全体を踏まえた感想 —— OSを知ることが「つぎの一歩」を導く
本勉強会を通じ、「アプリケーション開発者としてもOSの仕組みを学んでおくメリット」を強く感じました。 OSレイヤはアプリに比べてデバッグや環境の多様性など多くの難題を抱えますが、その分「ソフトウェアが動作する本質」に近い部分を理解できるのは大きな魅力です。 実際、RustでOSを書くスタイルはまだ新しく、エラーメッセージやメモリ安全性などでC言語より優位な面があるとはいえ、 「全てを管理しなければいけない」OS開発の大変さは健在。そこに挑戦するからこそ、現代的な手法でOSを構築する知見が深まると言えます。

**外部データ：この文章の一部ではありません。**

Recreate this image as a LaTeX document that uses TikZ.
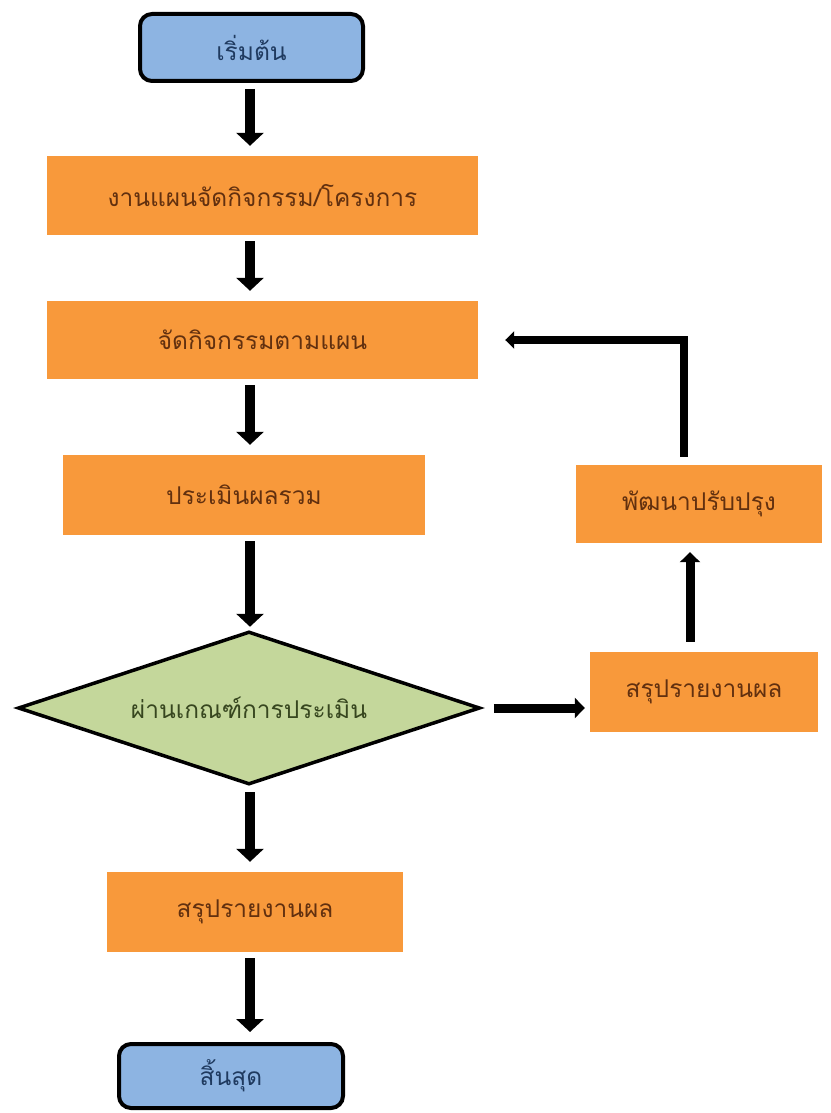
\documentclass[tikz,border=0pt]{standalone}
\usepackage{fontspec}
\newfontfamily\thaifont[Script=Thai]{Loma}
\usetikzlibrary{shapes.geometric,arrows.meta}

\definecolor{boxorange}{HTML}{F8993B}
\definecolor{boxblue}{HTML}{8DB4E2}
\definecolor{boxgreen}{HTML}{C4D79B}
\definecolor{txtbrown}{HTML}{62300F}
\definecolor{txtblue}{HTML}{1F3A5F}
\definecolor{txtgreen}{HTML}{37461F}

\begin{document}
\begin{tikzpicture}[x=1pt,y=-1pt,
  label font/.style={font=\thaifont\fontsize{24.5}{28}\selectfont},
  terminal/.style={label font, draw=black, line width=4pt, fill=boxblue,
    rounded corners=12pt, text=txtblue, inner sep=0pt},
  process/.style={label font, fill=boxorange, text=txtbrown, inner sep=0pt},
  decision/.style={label font, diamond, aspect=2.97, draw=black, line width=3.5pt,
    fill=boxgreen, text=txtgreen, inner sep=0pt},
  flow/.style={line width=10pt, -{Triangle[width=27pt,length=13pt]},
    shorten <=6pt, shorten >=10pt},
  sideflow/.style={line width=9pt, -{Triangle[width=20pt,length=10pt]}},
  loopflow/.style={line width=8pt, line join=miter, -{Triangle[width=17pt,length=9pt]}},
]
\fill[white] (0,0) rectangle (830,1113);
\useasboundingbox (0,0) rectangle (830,1113);

% main column
\node[terminal, minimum width=223pt, minimum height=67pt] (start) at (251.5,47.5) {เริ่มต้น};
\node[process, minimum width=431pt, minimum height=79pt] (plan) at (262.5,195.5) {งานแผนจัดกิจกรรม/โครงการ};
\node[process, minimum width=431pt, minimum height=78pt] (act) at (262.5,340) {จัดกิจกรรมตามแผน};
\node[process, minimum width=362pt, minimum height=80pt] (eval) at (244,495) {ประเมินผลรวม};
\node[decision, minimum width=462pt, minimum height=153pt] (pass) at (249,708) {ผ่านเกณฑ์การประเมิน};
\node[process, minimum width=296pt, minimum height=80pt] (report) at (255,912) {สรุปรายงานผล};
\node[terminal, minimum width=224pt, minimum height=64pt] (stop) at (231,1076) {สิ้นสุด};

% feedback branch
\node[process, minimum width=228pt, minimum height=80pt] (sumr) at (704,692) {สรุปรายงานผล};
\node[process, minimum width=246pt, minimum height=78pt] (improve) at (699,504) {พัฒนาปรับปรุง};

% connector columns
\coordinate (colA) at (250,0);
\coordinate (colB) at (690,0);
\coordinate (colC) at (684,0);
\coordinate (bend) at (684,340);

\draw[flow] (start.south -| colA) -- (plan.north -| colA);
\draw[flow] (plan.south -| colA) -- (act.north -| colA);
\draw[flow] (act.south -| colA) -- (eval.north -| colA);
\draw[flow, shorten >=3pt] (eval.south -| colA) -- (pass.north -| colA);
\draw[flow] (pass.south -| colA) -- (report.north -| colA);
\draw[flow] (report.south -| colA) -- (stop.north -| colA);

\draw[sideflow, shorten <=12pt, shorten >=5pt] (pass.east) -- (pass.east -| sumr.west);
\draw[sideflow, shorten <=10pt, shorten >=9pt] (sumr.north -| colB) -- (improve.south -| colB);
\draw[loopflow, shorten <=8pt, shorten >=27pt] (improve.north -| colC) -- (bend) -- (act.east);
\end{tikzpicture}
\end{document}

一方、通常のアプリケーションも大規模化する中で、抽象化やスケーラビリティ、パフォーマンスなどの要求は高まっています。「OSの視点」を取り入れれば、自分のアプリがどうハードウェアとつながっているのか、どんなコストやバグ要因が潜みうるのかを把握しやすくなるでしょう。 勉強会では、参加者からの高度な質問(カーネル設計、低レイヤデバッグ手法など)も多数寄せられ、OS開発への関心が確かに高まっていることを感じました。何より著者自身が語る体験談が刺激的で、 「OSは特別な魔法ではなく、地道な実装とロマンの結晶」 なのだと改めて気づかされます。
今後も、OSとアプリケーションの境界を越えて、低レイヤ技術を活かした開発が広がっていくことでしょう。今回の「作って学ぶOSのしくみⅠ」をきっかけに、ぜひOSに足を踏み入れてみてはいかがでしょうか。 わかりやすい解説と、Rustによる現代的な実装スタイルは、多くのエンジニアにとって「次のステップ」を導いてくれるに違いありません。